EPA Grants Greenhouse Gas Waiver to California

July 01, 2009

The U.S. Environmental Protection Agency (EPA) on June 30 granted California's request for a waiver that lets the state enforce its own greenhouse gas emissions standards—currently more stringent than federal standards. EPA Administrator Lisa Jackson cited the original goal of the Clean Air Act in making her decision, saying that Congress always intended for California to "serve as a pioneer and a laboratory for the nation in setting new motor vehicle emission standards."

California originally requested the waiver in December 2005, but in 2008 the request was denied by the EPA under the Bush administration, based on an interpretation of the Clean Air Act that California did not need such standards to "meet compelling and extraordinary conditions." In January 2009, President Barack Obama directed the EPA to reassess the waiver request.

Jackson says she made her decision after a review of "an extensive record of scientific and technical evidence," prior decision documents, and testimony from public hearings.

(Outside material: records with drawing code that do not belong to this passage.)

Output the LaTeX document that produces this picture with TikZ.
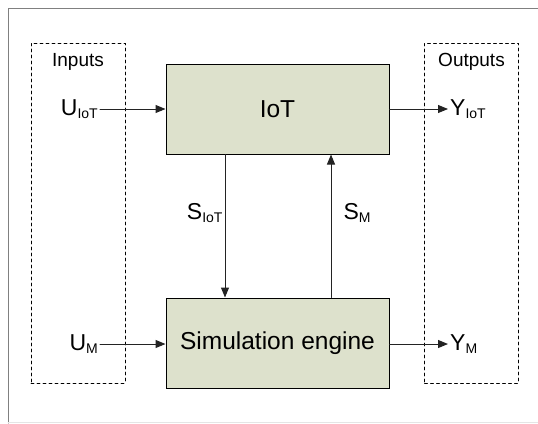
\documentclass[tikz,border=0pt]{standalone}
\usepackage{fontspec}
\setmainfont{Liberation Sans}
\usetikzlibrary{arrows.meta,positioning}
\definecolor{boxfill}{RGB}{221,225,204}
\definecolor{linegray}{RGB}{35,35,35}
\newcommand{\sig}[2]{#1\raisebox{-3.5pt}{\fontsize{14}{14}\selectfont #2}}
\tikzset{
 block/.style={draw=black,fill=boxfill,line width=1pt,minimum width=223pt,minimum height=90pt,inner sep=0pt,font=\fontsize{24.5}{28}\selectfont},
 group/.style={draw=black,dashed,line width=0.8pt,minimum width=94pt,minimum height=340pt,inner sep=0pt},
 sigtext/.style={inner sep=2pt,text=black,font=\fontsize{23}{26}\selectfont},
 grptext/.style={inner sep=0pt,font=\fontsize{19}{22}\selectfont},
 flow/.style={->,draw=linegray,line width=1pt}
}
\begin{document}
\begin{tikzpicture}[x=1pt,y=-1pt,line cap=round,>={Triangle[length=10pt,width=8pt]}]
 \useasboundingbox (0,0) rectangle (538,423);
 % frame
 \draw[gray,line width=1pt] (538,8)--(8,8)--(8,423);
 \draw[black!10,line width=0.8pt] (8,422)--(538,422);
 % boxes
 \node[group] (inbox) at (78,213) {};
 \node[group] (outbox) at (471.5,213) {};
 \node[grptext] (intext) at (78,62) {Inputs};
 \node[grptext] (outtext) at (471.5,62) {Outputs};
 \node[block] (iot) at (277.5,109) {IoT};
 \node[block] (sim) at (277.5,343) {Simulation engine};
 % signals
 \node[sigtext,anchor=east] (uiot) at (100,109) {\sig{U}{IoT}};
 \node[sigtext,anchor=east] (um) at (100,344) {\sig{U}{M}};
 \node[sigtext,anchor=west] (yiot) at (448,109) {\sig{Y}{IoT}};
 \node[sigtext,anchor=west] (ym) at (448,344) {\sig{Y}{M}};
 \draw[flow] (uiot.east) -- (uiot.east -| iot.west);
 \draw[flow] (um.east) -- (um.east -| sim.west);
 \draw[flow] (iot.east |- yiot.west) -- (yiot.west);
 \draw[flow] (sim.east |- ym.west) -- (ym.west);
 \draw[flow] ([xshift=-52.5pt]iot.south) -- ([xshift=-52.5pt]sim.north)
  node[sigtext,pos=0.41,left] (siot) {\sig{S}{IoT}};
 \draw[flow] ([xshift=53.5pt]sim.north) -- ([xshift=53.5pt]iot.south)
  node[sigtext,pos=0.59,right,xshift=10pt] (sm) {\sig{S}{M}};
\end{tikzpicture}
\end{document}
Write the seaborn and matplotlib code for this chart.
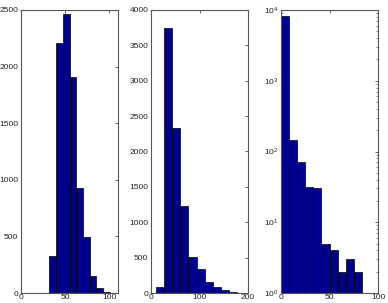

In that decision, she wrote, "The legal framework for this decision stems from the waiver provision first adopted by Congress in 1967 and later modified in 1977….Congress recognized that California could serve as a pioneer and a laboratory for the nation in setting new motor vehicle emission standards. Congress intentionally structured this waiver provision to restrict and limit EPA's ability to deny a waiver, and did this to ensure that California had broad discretion in selecting the means it determined best to protect the health and welfare of its citizens."

The verdict was lauded by California Governor Arnold Schwarzenegger, who said, "This decision is a huge step for our emerging green economy that will create thousands of new jobs and bring Californians the cars they want while reducing greenhouse gas emissions….a greener, cleaner future has finally arrived."

Thirteen other states and the District of Columbia have adopted California's emissions standards. Those states are Arizona, Connecticut, Maine, Maryland, Massachusetts, New Jersey, New Mexico, New York, Oregon, Pennsylvania, Rhode Island, Vermont, and Washington.

The EPA decision is in line with President Obama's announcement in May of a national policy aimed at increasing fuel economy and reducing greenhouse gas emissions for all new cars and trucks sold in the United States. The new standards would cover model years 2012 through 2016. When the national program takes effect, California has committed to allowing automakers who show compliance with the national program to be compliant with state requirements. (See the May 20 article published by the DOE Office of Energy Efficiency and Renewable Energy.)